#### EXERCISE DIRECTIONS:
Restate the whole listing word for word. Pictures are left out.
#####
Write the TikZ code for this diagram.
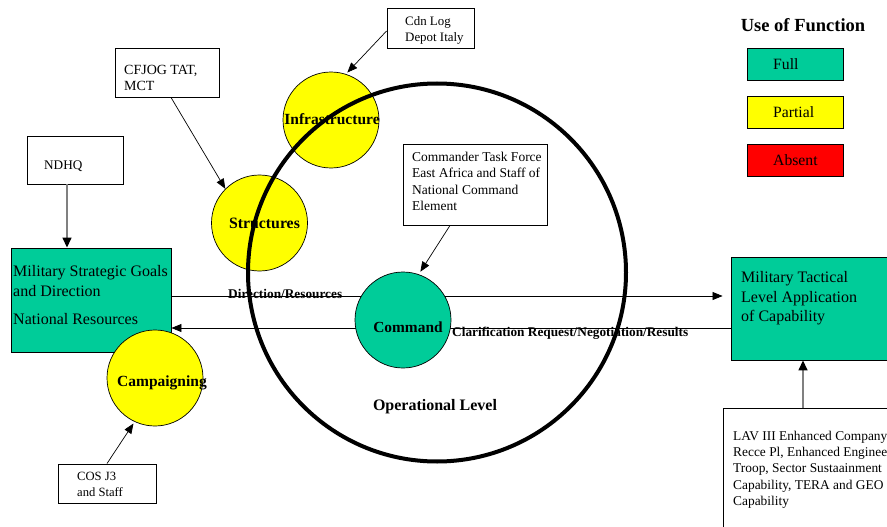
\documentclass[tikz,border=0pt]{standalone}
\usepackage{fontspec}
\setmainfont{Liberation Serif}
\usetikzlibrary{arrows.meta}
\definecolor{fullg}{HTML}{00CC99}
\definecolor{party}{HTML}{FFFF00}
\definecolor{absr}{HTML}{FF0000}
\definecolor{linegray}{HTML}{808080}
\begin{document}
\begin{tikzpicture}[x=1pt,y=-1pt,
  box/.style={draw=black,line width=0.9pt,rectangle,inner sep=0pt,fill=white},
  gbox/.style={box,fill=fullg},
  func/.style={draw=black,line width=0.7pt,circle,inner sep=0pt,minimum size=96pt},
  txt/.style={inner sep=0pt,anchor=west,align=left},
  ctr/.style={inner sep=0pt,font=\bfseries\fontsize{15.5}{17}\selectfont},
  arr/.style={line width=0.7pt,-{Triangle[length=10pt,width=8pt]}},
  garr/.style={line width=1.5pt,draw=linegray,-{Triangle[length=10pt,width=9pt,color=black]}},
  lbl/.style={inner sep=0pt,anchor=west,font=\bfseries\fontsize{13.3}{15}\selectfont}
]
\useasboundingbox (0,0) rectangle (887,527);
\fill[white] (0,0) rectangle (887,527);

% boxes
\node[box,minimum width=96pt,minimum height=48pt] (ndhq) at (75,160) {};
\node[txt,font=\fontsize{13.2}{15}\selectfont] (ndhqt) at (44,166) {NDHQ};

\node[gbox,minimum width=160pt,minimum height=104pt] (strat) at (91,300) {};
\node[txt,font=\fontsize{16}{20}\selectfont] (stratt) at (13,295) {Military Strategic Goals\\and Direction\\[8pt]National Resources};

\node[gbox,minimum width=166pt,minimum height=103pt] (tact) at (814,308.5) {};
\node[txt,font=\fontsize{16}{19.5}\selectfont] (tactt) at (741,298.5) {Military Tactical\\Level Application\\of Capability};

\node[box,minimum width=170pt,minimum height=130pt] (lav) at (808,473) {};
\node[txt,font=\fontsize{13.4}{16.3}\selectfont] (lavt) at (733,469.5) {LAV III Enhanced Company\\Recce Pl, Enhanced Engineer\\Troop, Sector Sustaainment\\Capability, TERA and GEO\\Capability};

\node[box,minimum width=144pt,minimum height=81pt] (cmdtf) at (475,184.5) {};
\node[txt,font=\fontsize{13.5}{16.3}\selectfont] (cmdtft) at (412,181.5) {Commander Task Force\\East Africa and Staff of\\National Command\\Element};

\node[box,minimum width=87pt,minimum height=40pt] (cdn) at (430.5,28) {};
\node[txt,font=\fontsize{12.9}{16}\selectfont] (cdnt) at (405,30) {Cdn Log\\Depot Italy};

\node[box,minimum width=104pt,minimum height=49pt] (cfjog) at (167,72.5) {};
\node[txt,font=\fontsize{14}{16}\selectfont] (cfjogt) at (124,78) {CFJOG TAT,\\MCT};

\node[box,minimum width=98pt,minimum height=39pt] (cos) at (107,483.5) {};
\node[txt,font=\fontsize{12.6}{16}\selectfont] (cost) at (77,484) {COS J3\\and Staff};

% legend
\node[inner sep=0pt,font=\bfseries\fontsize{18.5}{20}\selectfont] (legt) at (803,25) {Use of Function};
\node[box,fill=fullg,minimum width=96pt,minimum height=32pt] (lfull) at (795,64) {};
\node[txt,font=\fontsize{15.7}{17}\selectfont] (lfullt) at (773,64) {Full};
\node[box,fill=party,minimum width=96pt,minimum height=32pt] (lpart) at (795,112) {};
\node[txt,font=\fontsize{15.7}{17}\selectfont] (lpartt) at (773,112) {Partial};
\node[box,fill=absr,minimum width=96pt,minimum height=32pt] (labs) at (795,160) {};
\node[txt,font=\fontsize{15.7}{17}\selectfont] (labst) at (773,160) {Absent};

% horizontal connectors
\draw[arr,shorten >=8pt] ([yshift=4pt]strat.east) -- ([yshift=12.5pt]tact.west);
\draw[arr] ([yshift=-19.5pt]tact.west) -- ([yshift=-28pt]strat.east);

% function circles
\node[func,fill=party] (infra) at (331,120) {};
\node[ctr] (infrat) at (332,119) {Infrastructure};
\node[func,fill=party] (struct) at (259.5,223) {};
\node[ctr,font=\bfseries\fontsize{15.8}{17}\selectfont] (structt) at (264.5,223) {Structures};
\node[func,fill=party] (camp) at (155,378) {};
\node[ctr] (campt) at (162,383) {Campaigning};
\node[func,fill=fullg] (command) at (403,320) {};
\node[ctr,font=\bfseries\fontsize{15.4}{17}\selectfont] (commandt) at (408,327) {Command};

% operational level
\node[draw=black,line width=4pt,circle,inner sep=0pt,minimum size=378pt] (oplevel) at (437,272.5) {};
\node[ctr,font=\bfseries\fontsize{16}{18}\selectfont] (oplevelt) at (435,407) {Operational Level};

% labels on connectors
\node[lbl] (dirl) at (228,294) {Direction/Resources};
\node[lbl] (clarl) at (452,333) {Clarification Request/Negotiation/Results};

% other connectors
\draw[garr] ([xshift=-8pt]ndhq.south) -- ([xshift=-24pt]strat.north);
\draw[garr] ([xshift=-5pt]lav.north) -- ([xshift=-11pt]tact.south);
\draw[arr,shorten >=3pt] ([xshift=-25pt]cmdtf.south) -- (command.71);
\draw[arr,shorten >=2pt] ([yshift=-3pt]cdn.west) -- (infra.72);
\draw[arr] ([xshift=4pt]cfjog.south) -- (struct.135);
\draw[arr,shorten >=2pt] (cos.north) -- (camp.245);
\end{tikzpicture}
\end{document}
#####
#### WRITTEN SOLUTION:
Write the TikZ code for this diagram.
\documentclass[tikz,border=0pt]{standalone}
\usepackage{fontspec}
\setmainfont{Liberation Serif}
\usetikzlibrary{arrows.meta}
\definecolor{fullg}{HTML}{00CC99}
\definecolor{party}{HTML}{FFFF00}
\definecolor{absr}{HTML}{FF0000}
\definecolor{linegray}{HTML}{808080}
\begin{document}
\begin{tikzpicture}[x=1pt,y=-1pt,
  box/.style={draw=black,line width=0.9pt,rectangle,inner sep=0pt,fill=white},
  gbox/.style={box,fill=fullg},
  func/.style={draw=black,line width=0.7pt,circle,inner sep=0pt,minimum size=96pt},
  txt/.style={inner sep=0pt,anchor=west,align=left},
  ctr/.style={inner sep=0pt,font=\bfseries\fontsize{15.5}{17}\selectfont},
  arr/.style={line width=0.7pt,-{Triangle[length=10pt,width=8pt]}},
  garr/.style={line width=1.5pt,draw=linegray,-{Triangle[length=10pt,width=9pt,color=black]}},
  lbl/.style={inner sep=0pt,anchor=west,font=\bfseries\fontsize{13.3}{15}\selectfont}
]
\useasboundingbox (0,0) rectangle (887,527);
\fill[white] (0,0) rectangle (887,527);

% boxes
\node[box,minimum width=96pt,minimum height=48pt] (ndhq) at (75,160) {};
\node[txt,font=\fontsize{13.2}{15}\selectfont] (ndhqt) at (44,166) {NDHQ};

\node[gbox,minimum width=160pt,minimum height=104pt] (strat) at (91,300) {};
\node[txt,font=\fontsize{16}{20}\selectfont] (stratt) at (13,295) {Military Strategic Goals\\and Direction\\[8pt]National Resources};

\node[gbox,minimum width=166pt,minimum height=103pt] (tact) at (814,308.5) {};
\node[txt,font=\fontsize{16}{19.5}\selectfont] (tactt) at (741,298.5) {Military Tactical\\Level Application\\of Capability};

\node[box,minimum width=170pt,minimum height=130pt] (lav) at (808,473) {};
\node[txt,font=\fontsize{13.4}{16.3}\selectfont] (lavt) at (733,469.5) {LAV III Enhanced Company\\Recce Pl, Enhanced Engineer\\Troop, Sector Sustaainment\\Capability, TERA and GEO\\Capability};

\node[box,minimum width=144pt,minimum height=81pt] (cmdtf) at (475,184.5) {};
\node[txt,font=\fontsize{13.5}{16.3}\selectfont] (cmdtft) at (412,181.5) {Commander Task Force\\East Africa and Staff of\\National Command\\Element};

\node[box,minimum width=87pt,minimum height=40pt] (cdn) at (430.5,28) {};
\node[txt,font=\fontsize{12.9}{16}\selectfont] (cdnt) at (405,30) {Cdn Log\\Depot Italy};

\node[box,minimum width=104pt,minimum height=49pt] (cfjog) at (167,72.5) {};
\node[txt,font=\fontsize{14}{16}\selectfont] (cfjogt) at (124,78) {CFJOG TAT,\\MCT};

\node[box,minimum width=98pt,minimum height=39pt] (cos) at (107,483.5) {};
\node[txt,font=\fontsize{12.6}{16}\selectfont] (cost) at (77,484) {COS J3\\and Staff};

% legend
\node[inner sep=0pt,font=\bfseries\fontsize{18.5}{20}\selectfont] (legt) at (803,25) {Use of Function};
\node[box,fill=fullg,minimum width=96pt,minimum height=32pt] (lfull) at (795,64) {};
\node[txt,font=\fontsize{15.7}{17}\selectfont] (lfullt) at (773,64) {Full};
\node[box,fill=party,minimum width=96pt,minimum height=32pt] (lpart) at (795,112) {};
\node[txt,font=\fontsize{15.7}{17}\selectfont] (lpartt) at (773,112) {Partial};
\node[box,fill=absr,minimum width=96pt,minimum height=32pt] (labs) at (795,160) {};
\node[txt,font=\fontsize{15.7}{17}\selectfont] (labst) at (773,160) {Absent};

% horizontal connectors
\draw[arr,shorten >=8pt] ([yshift=4pt]strat.east) -- ([yshift=12.5pt]tact.west);
\draw[arr] ([yshift=-19.5pt]tact.west) -- ([yshift=-28pt]strat.east);

% function circles
\node[func,fill=party] (infra) at (331,120) {};
\node[ctr] (infrat) at (332,119) {Infrastructure};
\node[func,fill=party] (struct) at (259.5,223) {};
\node[ctr,font=\bfseries\fontsize{15.8}{17}\selectfont] (structt) at (264.5,223) {Structures};
\node[func,fill=party] (camp) at (155,378) {};
\node[ctr] (campt) at (162,383) {Campaigning};
\node[func,fill=fullg] (command) at (403,320) {};
\node[ctr,font=\bfseries\fontsize{15.4}{17}\selectfont] (commandt) at (408,327) {Command};

% operational level
\node[draw=black,line width=4pt,circle,inner sep=0pt,minimum size=378pt] (oplevel) at (437,272.5) {};
\node[ctr,font=\bfseries\fontsize{16}{18}\selectfont] (oplevelt) at (435,407) {Operational Level};

% labels on connectors
\node[lbl] (dirl) at (228,294) {Direction/Resources};
\node[lbl] (clarl) at (452,333) {Clarification Request/Negotiation/Results};

% other connectors
\draw[garr] ([xshift=-8pt]ndhq.south) -- ([xshift=-24pt]strat.north);
\draw[garr] ([xshift=-5pt]lav.north) -- ([xshift=-11pt]tact.south);
\draw[arr,shorten >=3pt] ([xshift=-25pt]cmdtf.south) -- (command.71);
\draw[arr,shorten >=2pt] ([yshift=-3pt]cdn.west) -- (infra.72);
\draw[arr] ([xshift=4pt]cfjog.south) -- (struct.135);
\draw[arr,shorten >=2pt] (cos.north) -- (camp.245);
\end{tikzpicture}
\end{document}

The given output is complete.